Vancouver’s park board will be a little bit greener over the next four years.
Vancouver voters elected all three Green Party park board candidates Oct. 20. Incumbent Stuart Mackinnon returns, topping the polls with 73,718 votes, for a third term along with his running mates Dave Demers and Camil Dumont.
The trio of wins gives the party another seat at the table, taking the number of Green Party park board commissioners from two to three. Incumbent commissioner Michael Wiebe decided to make the jump to council, running sucessfuly alongside Adriane Carr and Pete Fry.
“I think what we’re saying and what we’re doing seems to resonate with the people of Vancouver.
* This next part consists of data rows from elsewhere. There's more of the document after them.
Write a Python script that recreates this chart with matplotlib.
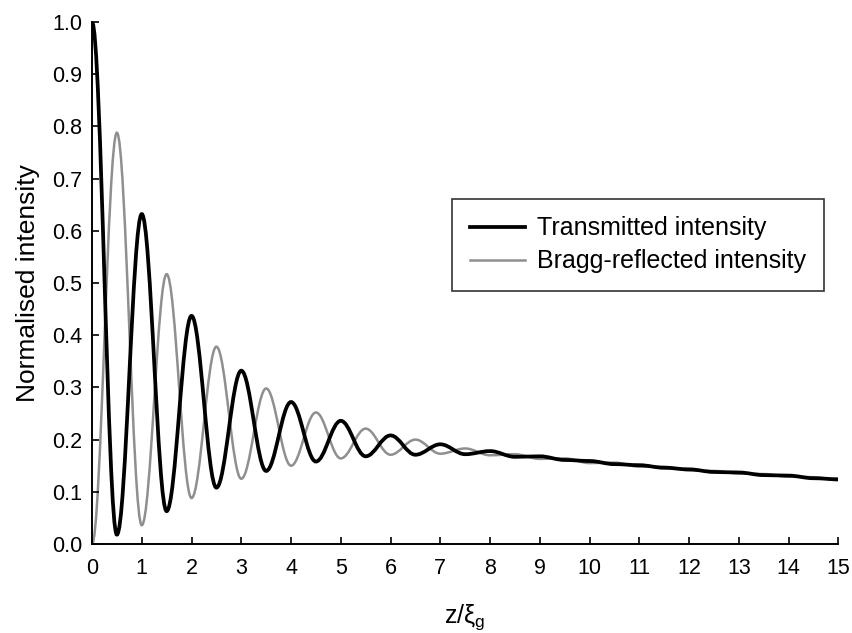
import numpy as np
import matplotlib

matplotlib.use("Agg")
import matplotlib.pyplot as plt
from matplotlib.lines import Line2D
from matplotlib.patches import PathPatch
from matplotlib.path import Path

plt.rcParams["font.family"] = ["Liberation Sans", "DejaVu Sans"]
plt.rcParams["mathtext.fontset"] = "custom"
plt.rcParams["mathtext.rm"] = "Liberation Sans"
plt.rcParams["mathtext.it"] = "Liberation Sans"

# depth z/xi_g at which each extremum sits (every half extinction distance)
z_extrema = [i * 0.5 for i in range(31)]

# intensity at each extremum
transmitted = [1.000, 0.018, 0.632, 0.063, 0.437, 0.108, 0.332, 0.140, 0.272, 0.158,
               0.236, 0.168, 0.208, 0.171, 0.191, 0.172, 0.178, 0.167, 0.168, 0.161,
               0.159, 0.153, 0.151, 0.146, 0.143, 0.138, 0.137, 0.132, 0.131, 0.126,
               0.124]
reflected = [0.000, 0.788, 0.036, 0.517, 0.088, 0.378, 0.125, 0.298, 0.150, 0.252,
             0.164, 0.221, 0.171, 0.200, 0.173, 0.183, 0.170, 0.172, 0.163, 0.164,
             0.155, 0.156, 0.148, 0.148, 0.141, 0.140, 0.135, 0.134, 0.129, 0.128,
             0.122]

x_ticks = list(range(16))
y_ticks = [i / 10 for i in range(11)]


def extrema_path(xs, ys):
    # cubic bezier between neighbouring extrema, flat tangent at each one
    k = (np.pi - 2) / np.pi
    verts = [(xs[0], ys[0])]
    codes = [Path.MOVETO]
    for x0, y0, x1, y1 in zip(xs[:-1], ys[:-1], xs[1:], ys[1:]):
        dx = x1 - x0
        verts += [(x0 + k * dx, y0), (x1 - k * dx, y1), (x1, y1)]
        codes += [Path.CURVE4] * 3
    return Path(verts, codes)


fig = plt.figure(figsize=(8.52, 6.33), dpi=100)
ax = fig.add_axes([0.108, 0.1406, 0.876, 0.8246])

t_style = dict(color="black", linewidth=2.7)
r_style = dict(color="#8f8f8f", linewidth=1.8)

ax.add_patch(PathPatch(extrema_path(z_extrema, reflected), fill=False,
                       transform=ax.transData, **r_style))
ax.add_patch(PathPatch(extrema_path(z_extrema, transmitted), fill=False,
                       transform=ax.transData, **t_style))

ax.set_xlim(0, 15)
ax.set_ylim(0, 1.0)
ax.set_xticks(x_ticks)
ax.set_yticks(y_ticks)
ax.set_yticklabels([f"{v:.1f}" for v in y_ticks])

for side in ("top", "right"):
    ax.spines[side].set_visible(False)
for side in ("left", "bottom"):
    ax.spines[side].set_linewidth(1.4)

ax.tick_params(direction="in", length=5, width=1.2, labelsize=15.5)
ax.tick_params(axis="y", pad=7)
ax.tick_params(axis="x", pad=10)

ax.set_ylabel("Normalised intensity", fontsize=19, labelpad=9)
ax.set_xlabel(r"z/$\mathrm{\xi_g}$", fontsize=18, labelpad=17)

handles = [Line2D([], [], label="Transmitted intensity", **t_style),
           Line2D([], [], label="Bragg-reflected intensity", **r_style)]
leg = ax.legend(handles=handles, loc="upper left", bbox_to_anchor=(0.4826, 0.661),
                borderaxespad=0, fontsize=18, frameon=True, fancybox=False,
                handlelength=2.2, handletextpad=0.5, labelspacing=0.36,
                borderpad=0.7)
leg.get_frame().set_edgecolor("black")
leg.get_frame().set_linewidth(1.2)

fig.savefig("out.png", dpi=100)
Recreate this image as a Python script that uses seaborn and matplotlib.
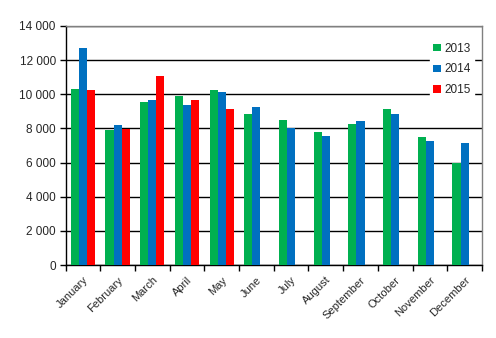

Certainly at park board it’s a third Green voice around the table, which is terrific,” Mackinnon said, adding, “But Greens purposely in this election did not run a majority slate because we believe there should be lots of voices around the table.”
And while the Non-Partisan Association saw gains at the council table, taking five of 10 council spots, the party lost some ground at the park board level with just two candidates elected. Incumbent John Coupar will return for a third term along with newcomer Tricia Barker. Fellow NPA candidate Ann-Marie Copping was in a close battle for the seventh and final seat with COPE’s John Irwin, but in the end Irwin won by just 250 votes. Incumbent NPA commissioner Casey Crawford was not re-elected finishing in 10th spot.
COPE’s Gwen Giesbrecht rounds out the new board, with the left-of-centre party electing candidates to the board table for the first time since 2008. COPE held a majority on park board for one term following the 2002 election.
“I’m really excited that we have, certainly, a progressive majority on the board with three Greens and two COPE and I know that both John Coupar and Tricia Barker from the NPA are great proponents and lovers of parks and recreation,” Mackinnon said.
The NPA took a majority on park board in 2014, winning four of seven seats. That was reduced to three in December 2016 when Erin Shum split with caucus and sat as an independent for the remainder of her term.
Coupar said that with no one party claiming a clear majority on the board, commissioners will have to work together over the next four years to get anything done.
“I think the last four years are somewhat of an indicator. I think we had quite a collaborative board the last four years,” he said. “It wasn’t a highly political board, we got a lot of things done positively for Vancouver and I think we’ll see a lot of that work continue.”